Written instruction
Copy the lines holding the word "chart", all of them.

Data provided
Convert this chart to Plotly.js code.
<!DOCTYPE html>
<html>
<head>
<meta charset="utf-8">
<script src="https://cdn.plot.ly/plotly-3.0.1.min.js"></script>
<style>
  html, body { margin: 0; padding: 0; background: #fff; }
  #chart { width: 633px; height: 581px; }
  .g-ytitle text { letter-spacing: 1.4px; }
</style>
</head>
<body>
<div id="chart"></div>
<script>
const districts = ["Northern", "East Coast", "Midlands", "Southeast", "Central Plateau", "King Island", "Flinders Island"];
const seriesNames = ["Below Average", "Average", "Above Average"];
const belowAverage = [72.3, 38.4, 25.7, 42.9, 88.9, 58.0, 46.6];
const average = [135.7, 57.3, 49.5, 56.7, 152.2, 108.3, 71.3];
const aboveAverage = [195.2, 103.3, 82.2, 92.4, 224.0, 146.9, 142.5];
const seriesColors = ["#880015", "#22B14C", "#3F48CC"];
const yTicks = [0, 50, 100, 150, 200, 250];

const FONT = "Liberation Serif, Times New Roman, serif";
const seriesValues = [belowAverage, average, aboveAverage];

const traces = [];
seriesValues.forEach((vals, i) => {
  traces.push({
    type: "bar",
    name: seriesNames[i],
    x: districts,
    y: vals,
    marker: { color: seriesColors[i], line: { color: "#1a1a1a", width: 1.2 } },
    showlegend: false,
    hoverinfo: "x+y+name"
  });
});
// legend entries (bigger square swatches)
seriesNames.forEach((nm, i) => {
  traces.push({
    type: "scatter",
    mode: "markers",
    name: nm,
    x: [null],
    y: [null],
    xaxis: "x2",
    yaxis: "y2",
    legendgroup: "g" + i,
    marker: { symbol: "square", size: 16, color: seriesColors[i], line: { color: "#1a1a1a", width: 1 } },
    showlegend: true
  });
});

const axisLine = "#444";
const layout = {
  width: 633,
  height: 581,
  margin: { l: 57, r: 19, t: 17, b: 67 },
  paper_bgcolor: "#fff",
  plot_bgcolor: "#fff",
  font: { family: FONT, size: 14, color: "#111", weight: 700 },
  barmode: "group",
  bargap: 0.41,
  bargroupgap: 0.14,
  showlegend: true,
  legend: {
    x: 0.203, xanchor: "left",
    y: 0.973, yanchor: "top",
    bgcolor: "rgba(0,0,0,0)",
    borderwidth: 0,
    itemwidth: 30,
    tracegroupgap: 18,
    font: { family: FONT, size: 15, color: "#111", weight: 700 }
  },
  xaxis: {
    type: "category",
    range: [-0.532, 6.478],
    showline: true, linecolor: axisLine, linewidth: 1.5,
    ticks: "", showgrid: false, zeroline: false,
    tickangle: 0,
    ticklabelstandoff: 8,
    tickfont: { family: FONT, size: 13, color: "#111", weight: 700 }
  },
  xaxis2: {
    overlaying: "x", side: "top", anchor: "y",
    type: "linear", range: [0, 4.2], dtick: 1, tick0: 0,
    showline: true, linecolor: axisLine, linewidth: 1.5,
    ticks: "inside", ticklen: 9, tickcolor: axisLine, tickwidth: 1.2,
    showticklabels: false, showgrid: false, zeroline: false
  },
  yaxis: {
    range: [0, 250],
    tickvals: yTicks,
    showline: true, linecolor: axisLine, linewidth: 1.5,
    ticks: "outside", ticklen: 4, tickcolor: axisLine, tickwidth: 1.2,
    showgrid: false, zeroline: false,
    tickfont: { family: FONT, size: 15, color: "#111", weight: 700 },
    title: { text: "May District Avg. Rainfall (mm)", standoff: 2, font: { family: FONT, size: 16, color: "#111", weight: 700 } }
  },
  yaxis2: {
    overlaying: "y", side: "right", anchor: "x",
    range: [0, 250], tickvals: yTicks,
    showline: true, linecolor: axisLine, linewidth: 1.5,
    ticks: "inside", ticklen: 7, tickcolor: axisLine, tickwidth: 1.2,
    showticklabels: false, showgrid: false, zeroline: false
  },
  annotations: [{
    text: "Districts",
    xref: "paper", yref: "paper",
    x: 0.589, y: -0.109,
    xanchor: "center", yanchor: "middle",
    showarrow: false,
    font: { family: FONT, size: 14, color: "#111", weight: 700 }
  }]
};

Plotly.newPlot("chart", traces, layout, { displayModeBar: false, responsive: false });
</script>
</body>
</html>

Correct response
Convert this chart to Plotly.js code.
  #chart { width: 633px; height: 581px; }
<div id="chart"></div>
Plotly.newPlot("chart", traces, layout, { displayModeBar: false, responsive: false });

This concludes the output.